The effort is the latest sign of a comeback for a business structure that fell out of favor in 2015 as clean-energy giant SunEdison Inc. began careening toward bankruptcy after a multibillion-dollar acquisition binge. Goldman was an early champion of the model, and as demand for solar surges the bank is betting a rejiggered version will appeal to investors hungry for steady returns.

“This is a world that continues to be yield-starved,” Jon Yoder, head of the Goldman Sachs Asset Management renewable power group, said in an interview.

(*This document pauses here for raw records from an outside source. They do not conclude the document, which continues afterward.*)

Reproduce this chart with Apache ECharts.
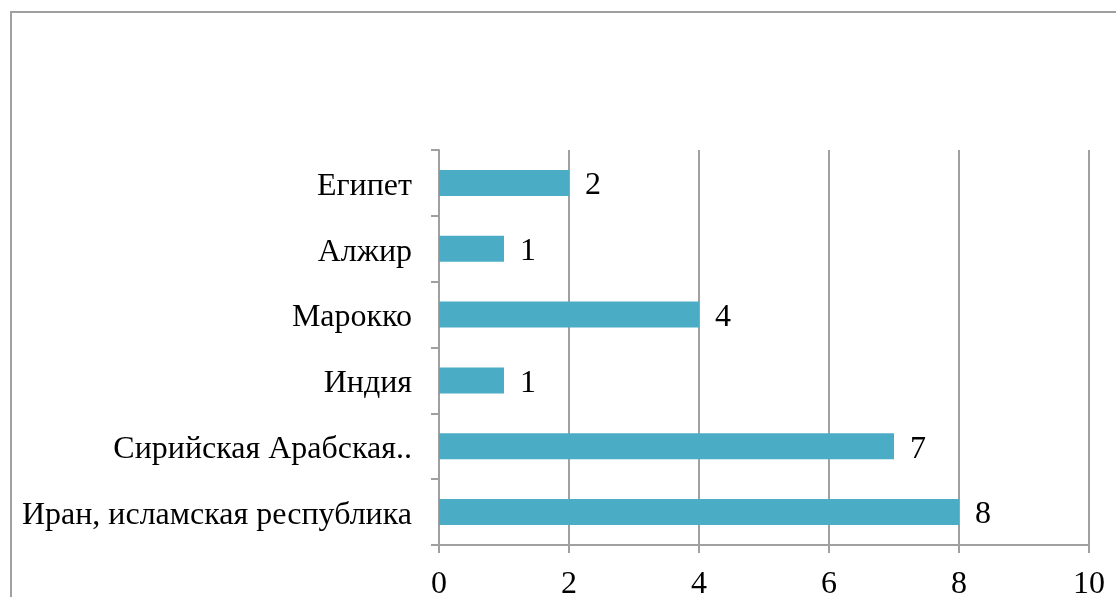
<!DOCTYPE html>
<html>
<head>
<meta charset="utf-8">
<script src="https://cdn.jsdelivr.net/npm/echarts@6/dist/echarts.min.js"></script>
<style>
  html, body { margin: 0; padding: 0; background: #fff; }
  #chart { width: 1116px; height: 597px; }
</style>
</head>
<body>
<div id="chart"></div>
<script>
// категории снизу вверх
const countries = ['Иран, исламская республика', 'Сирийская Арабская Республика', 'Индия', 'Марокко', 'Алжир', 'Египет'];
const counts = [8, 7, 1, 4, 1, 2];
const xTicks = [0, 2, 4, 6, 8, 10];

const chart = echarts.init(document.getElementById('chart'));
const font = '"Liberation Serif", "DejaVu Serif", serif';

const options = {
  animation: false,
  textStyle: { fontFamily: font },
  graphic: [{
    type: 'rect',
    shape: { x: 11, y: 12, width: 1300, height: 800 },
    style: { fill: 'none', stroke: '#a0a0a0', lineWidth: 2 }
  }],
  grid: { left: 439, right: 27, top: 150, bottom: 52, outerBoundsMode: 'none' },
  xAxis: {
    type: 'value',
    min: xTicks[0],
    max: xTicks[xTicks.length - 1],
    interval: 2,
    axisLine: { show: true, lineStyle: { color: '#a0a0a0', width: 2 } },
    axisTick: { show: true, length: 8, lineStyle: { color: '#a0a0a0', width: 2 } },
    axisLabel: { color: '#000', fontSize: 32, fontFamily: font, margin: 24 },
    splitLine: { show: true, lineStyle: { color: '#a0a0a0', width: 2 } }
  },
  yAxis: {
    type: 'category',
    data: countries,
    axisLine: { show: true, lineStyle: { color: '#a0a0a0', width: 2 } },
    axisTick: { show: true, length: 8, lineStyle: { color: '#a0a0a0', width: 2 } },
    axisLabel: {
      color: '#000', fontSize: 32, fontFamily: font, margin: 27,
      // длинное название обрезано, как в оригинале
      formatter: v => '{t|' + (v === 'Сирийская Арабская Республика' ? 'Сирийская Арабская..' : v) + '}',
      rich: {
        t: { color: '#000', fontSize: 32, fontFamily: font, padding: [7, 0, 0, 0] }
      }
    }
  },
  series: [{
    type: 'bar',
    data: counts,
    barWidth: 26,
    itemStyle: { color: '#4bacc6' },
    label: {
      show: true, position: 'right', distance: 16, offset: [0, 3],
      color: '#000', fontSize: 32, fontFamily: font
    }
  }]
};

chart.setOption(options);
</script>
</body>
</html>
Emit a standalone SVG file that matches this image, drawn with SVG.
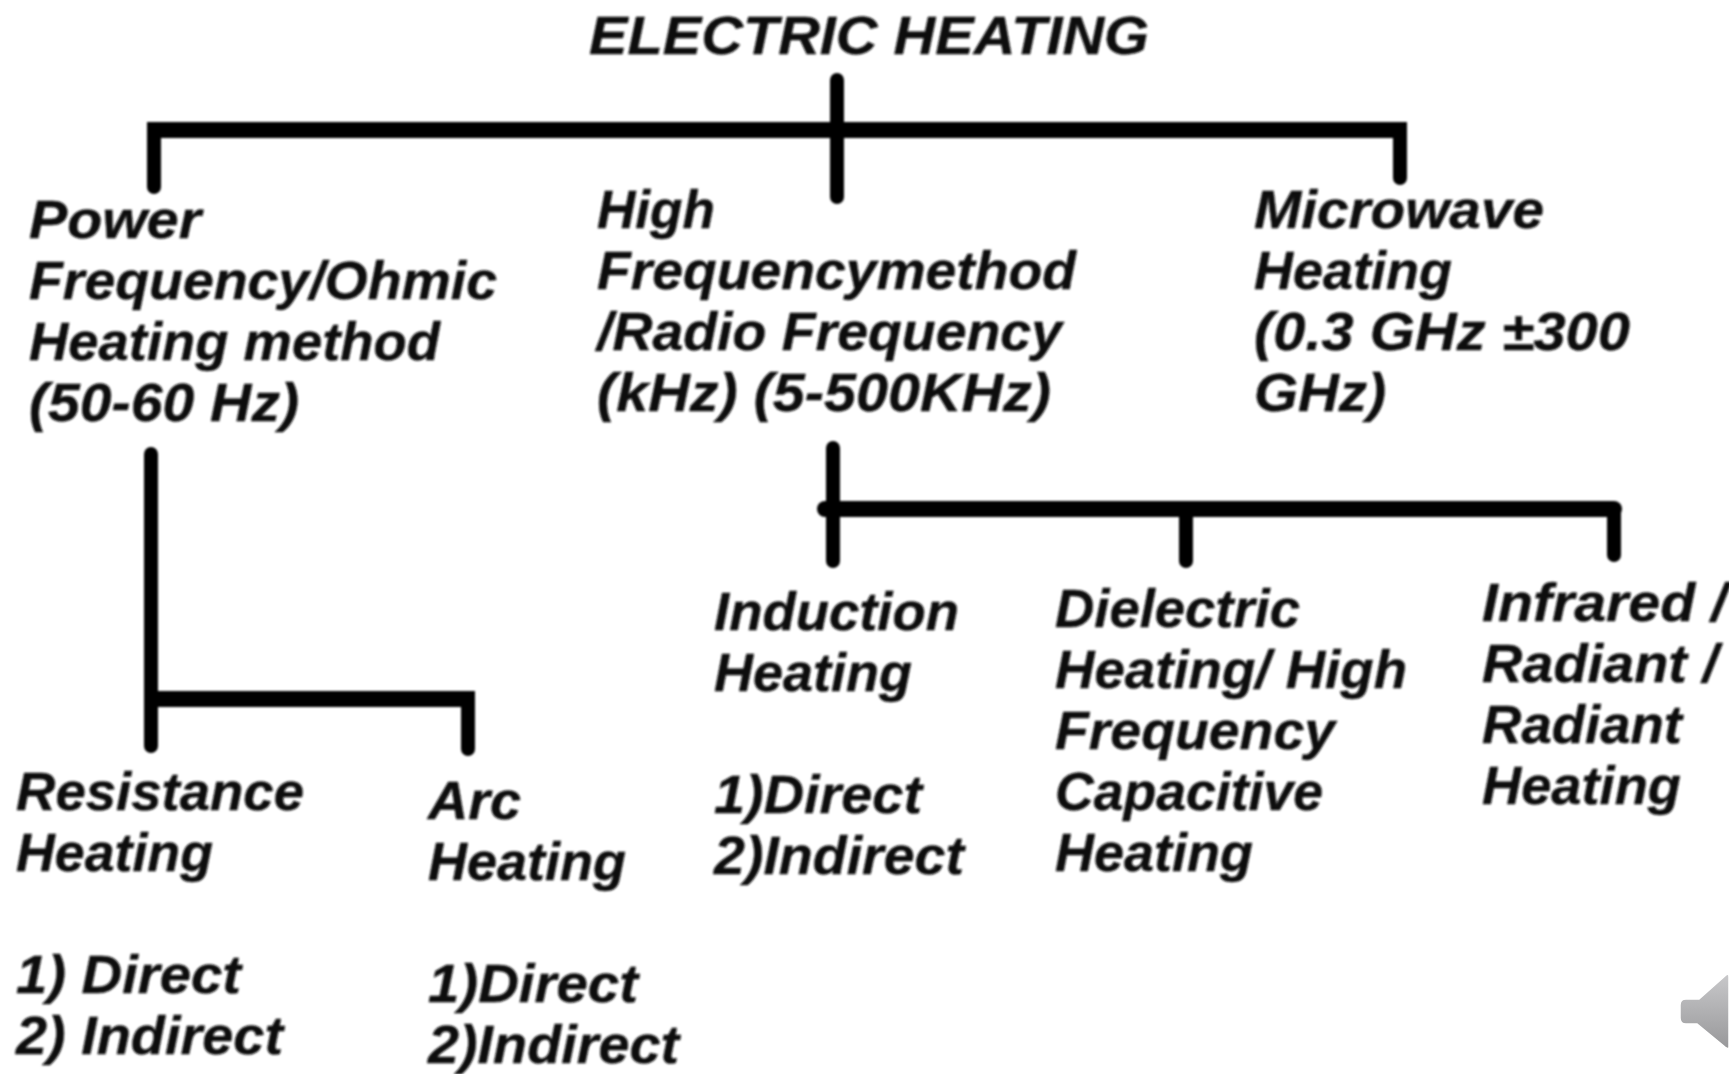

Goldman Sachs Wants Do-Over on Solar Model That Once Boomed

The move feeds into Goldman’s push for more stable, recurring, fee-based revenue as it leans away from the historically strong trading and investment-banking operations that helped build it into a powerhouse. Goldman has made it a priority to grow its alternative-asset management business and is taking steps to bring disparate investing efforts under one roof to spur growth.

Goldman has raised about $4 billion of equity and debt for the yieldco, with about $100 million from the bank and its employees. It has amassed 1 gigawatts of solar arrays, enough to power about 725,000 homes. Most have long-term contracts to sell power to investment-grade buyers, including schools, corporations and federal, state and local government agencies.

Goldman Sachs Wants Do-Over on Solar Model That Once Boomed

Yieldcos first emerged more than six years ago in the U.S. and became major growth engines for renewable power. The idea seemed simple: developers could sell solar farms to publicly-traded yieldcos they controlled, then use the cash to build even more. Yieldcos, meanwhile, used revenue from electricity sales to pay shareholders dividends. As yieldcos bought more plants, they promised dividends would continuously grow.

Investors liked the story. They could support clean energy while reaping returns guaranteed by long-term power-supply contracts. Eight North American yieldcos went public between 2013 and 2015.

Then came the collapse of SunEdison, which relied on two yieldcos to finance its dizzying buying binge. As the company expanded, questions arose about its governance, and investors began to doubt whether the yieldcos could continue to pay rising dividends. Then renewable energy development slowed, and Wall Street cooled on solar stocks. No major yieldcos have gone public in the U.S. since 2015.

Rising Again

Now investors are warming to solar again. A global solar index maintained by Bloomberg is up about 20% in 2019 after declining four of the last five years. And shares of the four biggest publicly traded U.S. yieldcos are up an average of 30% this year, with TerraForm Power Inc. and Pattern Energy Group Inc. up about 50%.

One thing that tripped up early yieldcos was an inherent conflict of interest: The developers selling power plants to yieldcos were often their parent companies. Consequently, Wall Street will watch closely to see how any new yieldcos will be structured, said Sophie Karp, an analyst at KeyBanc Capital Markets Inc.

“Investors would be super-focused on governance issues,” she said in an interview.

Goldman will buy assets from unrelated companies, and it won’t be marketed as a huge growth engine like earlier yieldcos, Yoder said.

“This isn’t a growth stock -- this is a dividend play,” he said.